> [What you should do]
The records below must be copied in full; omit the images.

(Records with drawing code)
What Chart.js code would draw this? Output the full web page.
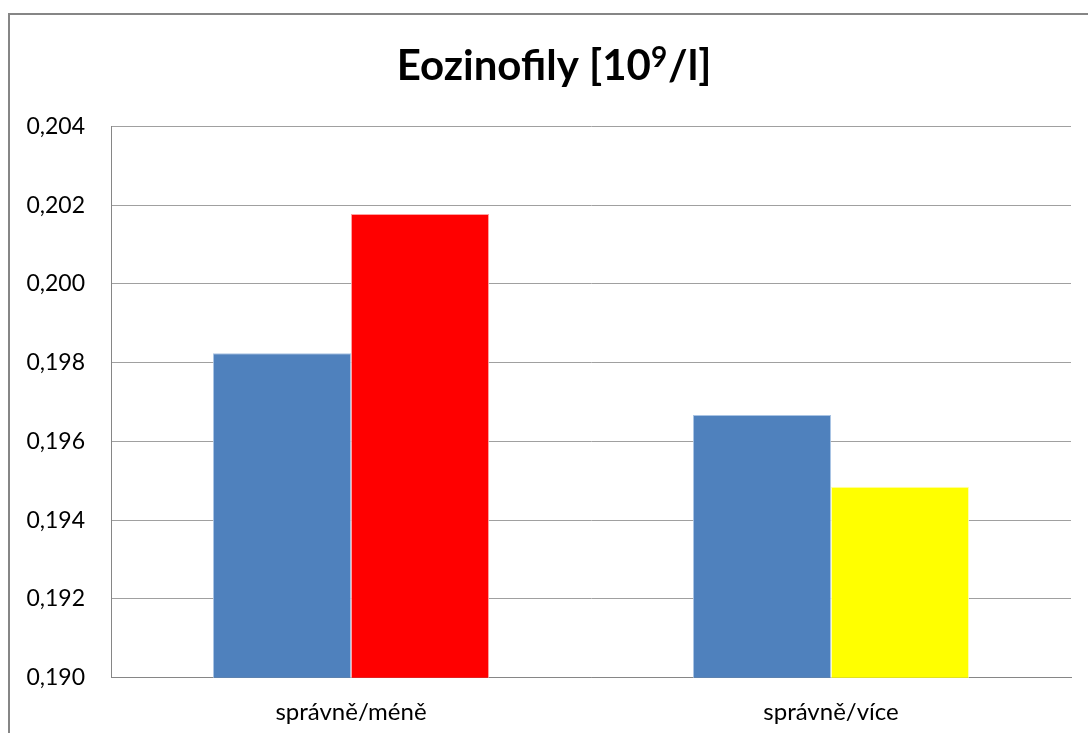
<!DOCTYPE html>
<html>
<head>
<meta charset="utf-8">
<script src="https://cdn.jsdelivr.net/npm/chart.js@4.4.1/dist/chart.umd.min.js"></script>
<style>
html,body{margin:0;padding:0;background:#fff;}
#wrap{position:relative;width:1088px;height:733px;}
</style>
</head>
<body>
<div id="wrap"><canvas id="c" width="1088" height="733"></canvas></div>
<script>
const categories = ['správně/méně', 'správně/více'];
const seriesSpravne = [0.19824, 0.19667];
const seriesOther = [0.20178, 0.19485];
const otherColors = ['#FF0000', '#FFFF00'];
const titleMain = 'Eozinofily [10';
const titleSup = '9';
const titleEnd = '/l]';
const yMin = 0.190, yMax = 0.204, yStep = 0.002;

const borderPlugin = {
  id: 'outerBorder',
  beforeDraw(chart) {
    const ctx = chart.ctx;
    ctx.save();
    ctx.fillStyle = '#fff';
    ctx.fillRect(0, 0, chart.width, chart.height);
    ctx.strokeStyle = '#868686';
    ctx.lineWidth = 2;
    ctx.strokeRect(9, 14, 1200, 1200);
    ctx.restore();
  }
};

const titlePlugin = {
  id: 'supTitle',
  afterDraw(chart) {
    const ctx = chart.ctx;
    ctx.save();
    ctx.fillStyle = '#000';
    ctx.textBaseline = 'alphabetic';
    ctx.textAlign = 'left';
    const big = 'bold 42px Lato';
    const small = 'bold 28px Lato';
    ctx.font = big;
    const w1 = ctx.measureText(titleMain).width;
    const w3 = ctx.measureText(titleEnd).width;
    ctx.font = small;
    const w2 = ctx.measureText(titleSup).width + 1;
    const total = w1 + w2 + w3;
    const cx = 554;
    const base = 80;
    let x = cx - total / 2;
    ctx.font = big;
    ctx.fillText(titleMain, x, base);
    x += w1;
    ctx.font = small;
    ctx.fillText(titleSup, x, base - 13);
    x += w2;
    ctx.font = big;
    ctx.fillText(titleEnd, x, base);
    ctx.restore();
  }
};

new Chart(document.getElementById('c'), {
  type: 'bar',
  data: {
    labels: categories,
    datasets: [
      {
        label: 'správně',
        data: seriesSpravne,
        backgroundColor: '#4F81BD',
        borderColor: 'rgba(160,190,225,0.9)',
        borderWidth: 1,
        categoryPercentage: 0.575,
        barPercentage: 1.0
      },
      {
        label: 'jiné',
        data: seriesOther,
        backgroundColor: otherColors,
        borderColor: ['rgba(255,150,150,0.9)', 'rgba(255,255,170,0.9)'],
        borderWidth: 1,
        categoryPercentage: 0.575,
        barPercentage: 1.0
      }
    ]
  },
  options: {
    responsive: false,
    animation: false,
    devicePixelRatio: 1,
    layout: { padding: { left: 0, right: 17, top: 126.5, bottom: 0 } },
    plugins: {
      legend: { display: false },
      tooltip: { enabled: false },
      title: { display: false }
    },
    scales: {
      x: {
        grid: { display: false, drawTicks: false },
        border: { display: true, color: '#868686', width: 1 },
        ticks: {
          color: '#000',
          font: { family: 'Lato', size: 24 },
          padding: 20,
          maxRotation: 0
        },
        afterFit(scale) { scale.height = 55.3; }
      },
      y: {
        min: yMin,
        max: yMax,
        grid: { color: '#a0a0a0', lineWidth: 1, drawTicks: false },
        border: { display: true, color: '#868686', width: 1 },
        ticks: {
          stepSize: yStep,
          color: '#000',
          font: { family: 'Lato', size: 23 },
          padding: 26,
          callback: (v) => v.toFixed(3).replace('.', ',')
        },
        afterFit(scale) { scale.width = 111; }
      }
    }
  },
  plugins: [borderPlugin, titlePlugin]
});
</script>
</body>
</html>
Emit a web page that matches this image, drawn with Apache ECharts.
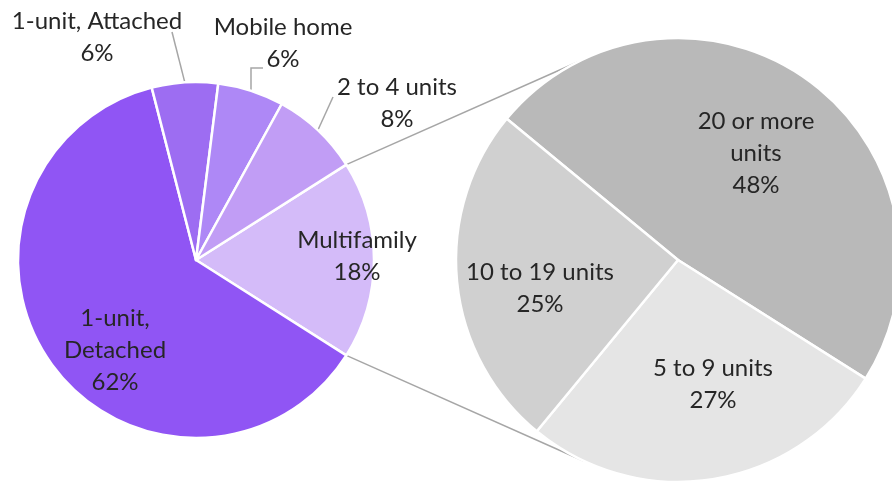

> [Task output]
What Chart.js code would draw this? Output the full web page.
<!DOCTYPE html>
<html>
<head>
<meta charset="utf-8">
<script src="https://cdn.jsdelivr.net/npm/chart.js@4.4.1/dist/chart.umd.min.js"></script>
<style>
html,body{margin:0;padding:0;background:#fff;}
#wrap{position:relative;width:1088px;height:733px;}
</style>
</head>
<body>
<div id="wrap"><canvas id="c" width="1088" height="733"></canvas></div>
<script>
const categories = ['správně/méně', 'správně/více'];
const seriesSpravne = [0.19824, 0.19667];
const seriesOther = [0.20178, 0.19485];
const otherColors = ['#FF0000', '#FFFF00'];
const titleMain = 'Eozinofily [10';
const titleSup = '9';
const titleEnd = '/l]';
const yMin = 0.190, yMax = 0.204, yStep = 0.002;

const borderPlugin = {
  id: 'outerBorder',
  beforeDraw(chart) {
    const ctx = chart.ctx;
    ctx.save();
    ctx.fillStyle = '#fff';
    ctx.fillRect(0, 0, chart.width, chart.height);
    ctx.strokeStyle = '#868686';
    ctx.lineWidth = 2;
    ctx.strokeRect(9, 14, 1200, 1200);
    ctx.restore();
  }
};

const titlePlugin = {
  id: 'supTitle',
  afterDraw(chart) {
    const ctx = chart.ctx;
    ctx.save();
    ctx.fillStyle = '#000';
    ctx.textBaseline = 'alphabetic';
    ctx.textAlign = 'left';
    const big = 'bold 42px Lato';
    const small = 'bold 28px Lato';
    ctx.font = big;
    const w1 = ctx.measureText(titleMain).width;
    const w3 = ctx.measureText(titleEnd).width;
    ctx.font = small;
    const w2 = ctx.measureText(titleSup).width + 1;
    const total = w1 + w2 + w3;
    const cx = 554;
    const base = 80;
    let x = cx - total / 2;
    ctx.font = big;
    ctx.fillText(titleMain, x, base);
    x += w1;
    ctx.font = small;
    ctx.fillText(titleSup, x, base - 13);
    x += w2;
    ctx.font = big;
    ctx.fillText(titleEnd, x, base);
    ctx.restore();
  }
};

new Chart(document.getElementById('c'), {
  type: 'bar',
  data: {
    labels: categories,
    datasets: [
      {
        label: 'správně',
        data: seriesSpravne,
        backgroundColor: '#4F81BD',
        borderColor: 'rgba(160,190,225,0.9)',
        borderWidth: 1,
        categoryPercentage: 0.575,
        barPercentage: 1.0
      },
      {
        label: 'jiné',
        data: seriesOther,
        backgroundColor: otherColors,
        borderColor: ['rgba(255,150,150,0.9)', 'rgba(255,255,170,0.9)'],
        borderWidth: 1,
        categoryPercentage: 0.575,
        barPercentage: 1.0
      }
    ]
  },
  options: {
    responsive: false,
    animation: false,
    devicePixelRatio: 1,
    layout: { padding: { left: 0, right: 17, top: 126.5, bottom: 0 } },
    plugins: {
      legend: { display: false },
      tooltip: { enabled: false },
      title: { display: false }
    },
    scales: {
      x: {
        grid: { display: false, drawTicks: false },
        border: { display: true, color: '#868686', width: 1 },
        ticks: {
          color: '#000',
          font: { family: 'Lato', size: 24 },
          padding: 20,
          maxRotation: 0
        },
        afterFit(scale) { scale.height = 55.3; }
      },
      y: {
        min: yMin,
        max: yMax,
        grid: { color: '#a0a0a0', lineWidth: 1, drawTicks: false },
        border: { display: true, color: '#868686', width: 1 },
        ticks: {
          stepSize: yStep,
          color: '#000',
          font: { family: 'Lato', size: 23 },
          padding: 26,
          callback: (v) => v.toFixed(3).replace('.', ',')
        },
        afterFit(scale) { scale.width = 111; }
      }
    }
  },
  plugins: [borderPlugin, titlePlugin]
});
</script>
</body>
</html>
Emit a web page that matches this image, drawn with Apache ECharts.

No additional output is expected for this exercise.